A growing proportion of small businesses around the world are bullish on the first half of 2010 and many intend to increase in their capital investment and recruitment. In Canada, where small businesses represent 98 per cent of the country’s 2.3 million businesses and form an integral part of the Canadian economy, survey results reveal a confident outlook on our economic growth, capital investments and recruitment, as signs of economic recovery become visible.

The semi-annual HSBC Global Small Business Confidence Monitor gauges the six-month outlook of SMEs (small and medium-sized enterprises) on local economic growth, capital investment plans and recruitment. This fifth edition of the survey captures the views of more than 6,000 SMEs across 20 markets in Asia, the Middle East, Europe, North America and Latin America – the largest international survey of its kind. The results were used to calculate an index ranging from 0 to 200, where 200 represents the highest confidence level, 0 represents the lowest, and 100, neutral.

The global results are fairly positive, with India leading the index scores at 132, Greater China at 121, and Canada at 116. Only France is below neutral, at 94. Emerging markets in Asia, the Middle East, Latin America and Eastern Europe are significantly more optimistic than the developed markets of the US, Canada, the UK and France, with an average index of 121 versus 106.

Miguel Barrieras, Senior Vice President and National Head of Business Banking, HSBC Bank Canada, said: “The Canadian results reflect the optimism that our small and medium-sized business clients share with us every day, and our global network is there to help turn some of the traditional barriers into paths of opportunity. Although Canada’s major trading partner continues to be the United States, it may be time for small businesses to learn more about what other markets could mean for their bottom lines.”

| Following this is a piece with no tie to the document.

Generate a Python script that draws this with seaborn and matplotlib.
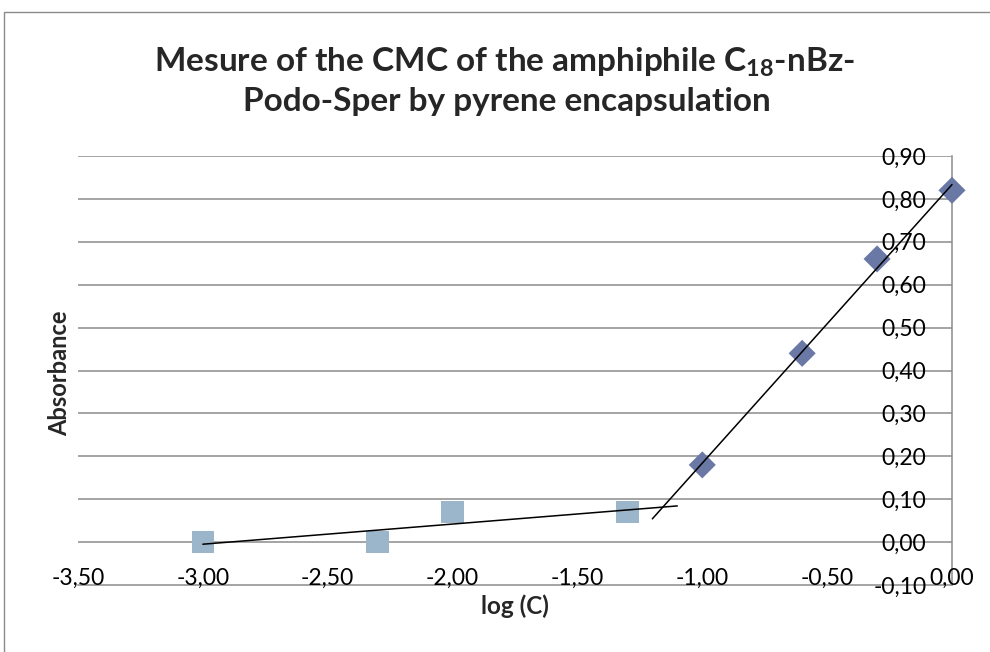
import numpy as np
import pandas as pd
import matplotlib
matplotlib.use('Agg')
import matplotlib.pyplot as plt
import seaborn as sns
from matplotlib.ticker import FixedLocator, FuncFormatter
from matplotlib.patches import Rectangle

# data
log_c_low = [-3.0, -2.3, -2.0, -1.3]
abs_low = [0.0, 0.0, 0.07, 0.07]
log_c_high = [-1.0, -0.6, -0.3, 0.0]
abs_high = [0.18, 0.44, 0.66, 0.82]

x_ticks = [-3.5, -3.0, -2.5, -2.0, -1.5, -1.0, -0.5, 0.0]
y_ticks = [-0.1, 0.0, 0.1, 0.2, 0.3, 0.4, 0.5, 0.6, 0.7, 0.8, 0.9]

df_low = pd.DataFrame({'logC': log_c_low, 'Abs': abs_low})
df_high = pd.DataFrame({'logC': log_c_high, 'Abs': abs_high})

sns.set_style('white')
plt.rcParams['font.family'] = ['Lato', 'DejaVu Sans']
plt.rcParams['mathtext.fontset'] = 'custom'
plt.rcParams['mathtext.rm'] = 'Lato'
plt.rcParams['mathtext.bf'] = 'Lato:bold'

fig = plt.figure(figsize=(9.9, 6.52), dpi=100)
ax = fig.add_axes([78 / 990, 1 - 585 / 652, (952 - 78) / 990, (585 - 156) / 652])

# chart area border
fig.add_artist(Rectangle((4 / 990, -0.1), 1.2, 1 - 12 / 652 + 0.1, transform=fig.transFigure,
                         fill=False, edgecolor='#8a8a8a', linewidth=1.0))

# horizontal gridlines
for v in y_ticks[1:]:
    ax.axhline(v, color='#8c8c8c', linewidth=1.1, zorder=0)

sns.scatterplot(data=df_low, x='logC', y='Abs', marker='s', s=260, color='#9bb5cb',
                edgecolor='none', ax=ax, zorder=3, clip_on=False)
sns.scatterplot(data=df_high, x='logC', y='Abs', marker='D', s=190, color='#6a78a5',
                edgecolor='none', ax=ax, zorder=3, clip_on=False)

# linear trendlines (forward / backward extension of 0.2)
p1 = np.polyfit(log_c_low, abs_low, 1)
xl = np.array([min(log_c_low), max(log_c_low) + 0.2])
ax.plot(xl, np.polyval(p1, xl), color='black', linewidth=1.1, zorder=4, clip_on=False)
p2 = np.polyfit(log_c_high, abs_high, 1)
xh = np.array([min(log_c_high) - 0.2, max(log_c_high)])
ax.plot(xh, np.polyval(p2, xh), color='black', linewidth=1.1, zorder=4, clip_on=False)

ax.set_xlim(-3.5, 0.0)
ax.set_ylim(-0.1, 0.9)

fmt = FuncFormatter(lambda v, pos: f'{v:.2f}'.replace('.', ','))
ax.xaxis.set_major_locator(FixedLocator(x_ticks))
ax.yaxis.set_major_locator(FixedLocator(y_ticks))
ax.xaxis.set_major_formatter(fmt)
ax.yaxis.set_major_formatter(fmt)

ax.spines['top'].set_visible(False)
ax.spines['right'].set_visible(False)
ax.spines['left'].set_position(('data', 0.0))
for sp in ['left', 'bottom']:
    ax.spines[sp].set_color('#8c8c8c')
    ax.spines[sp].set_linewidth(1.1)
ax.spines['left'].set_zorder(1)

ax.tick_params(axis='x', length=0, pad=-12.5, labelsize=16.5, colors='black')
ax.tick_params(axis='y', length=0, pad=18.5, labelsize=16.5, colors='black')
ax.set_axisbelow(False)

ax.set_xlabel('log (C)', fontsize=17.5, fontweight='bold', labelpad=4)
ax.set_ylabel('')
fig.text(60 / 990, 1 - 373 / 652, 'Absorbance', rotation=90, fontsize=17, fontweight='bold',
         ha='center', va='center')

fig.text(505 / 990, 1 - 62 / 652, r'Mesure of the CMC of the amphiphile C$_{\mathbf{18}}$-nBz-',
         fontsize=24, fontweight='bold', ha='center', va='center')
fig.text(507 / 990, 1 - 102 / 652, 'Podo-Sper by pyrene encapsulation',
         fontsize=24, fontweight='bold', ha='center', va='center')

fig.savefig('out.png', dpi=100)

Reasons for doing business internationally

Canadian small businesses doing business internationally today cite sales and revenue opportunities (71%) and access to foreign markets (68%) as the top two reasons for doing so, followed by the presence of suppliers and partners in other markets (47%), lower costs (32%), following competitors (27%) and greater availability of talent (26%).

Barriers to doing business internationally

The chief barrier to doing business internationally was identified by 39 per cent of Canadian respondents as bureaucratic red tape, followed closely by lack of product demand (37%), lack of knowledge or contacts in overseas markets (35%), low profit margins (34%), high shipping and storage costs (32%), and unstable financial conditions (31%). Globally, fluctuating foreign exchange and interest rates, as well as a lack of knowledge or contacts in overseas markets, pose the greatest barriers to doing business internationally.

More SMEs outside of North America choosing to become international

For the first time, the HSBC Small Business Confidence Monitor asked SMEs about the extent of their cross-border trade and other international business, such as overseas operations. In Canada, nearly 20 per cent of respondents say they do business internationally, as compared to 31 per cent of SMEs across all 20 markets surveyed.

Outlook on local economic growth

In terms of economic growth, 59 per cent of Canadian SMEs expect local GDP growth to maintain the same pace in the next six months. While 11 per cent expect growth to slow, nearly three times as many, or 29 per cent, expect the pace to increase.

Outlook on capital expenditure

Fifty-nine per cent of Canadian SMEs indicated that their plans for investing in their own businesses through capital expenditures have not changed. Where just under half, or 27 per cent, would slightly or significantly increase their capital expenditures, only 15 per cent would decrease capital expenditures slightly or significantly.

Outlook on recruitment plans

Three-quarters of Canadian SMEs, the bulk of whom (80%) employ no more than ten employees, foresee their hiring plans to remain unchanged in the coming six months. Encouragingly, 22% of respondents plan to increase staff in the next six months and the number planning to reduce staff sits at a low, four per cent.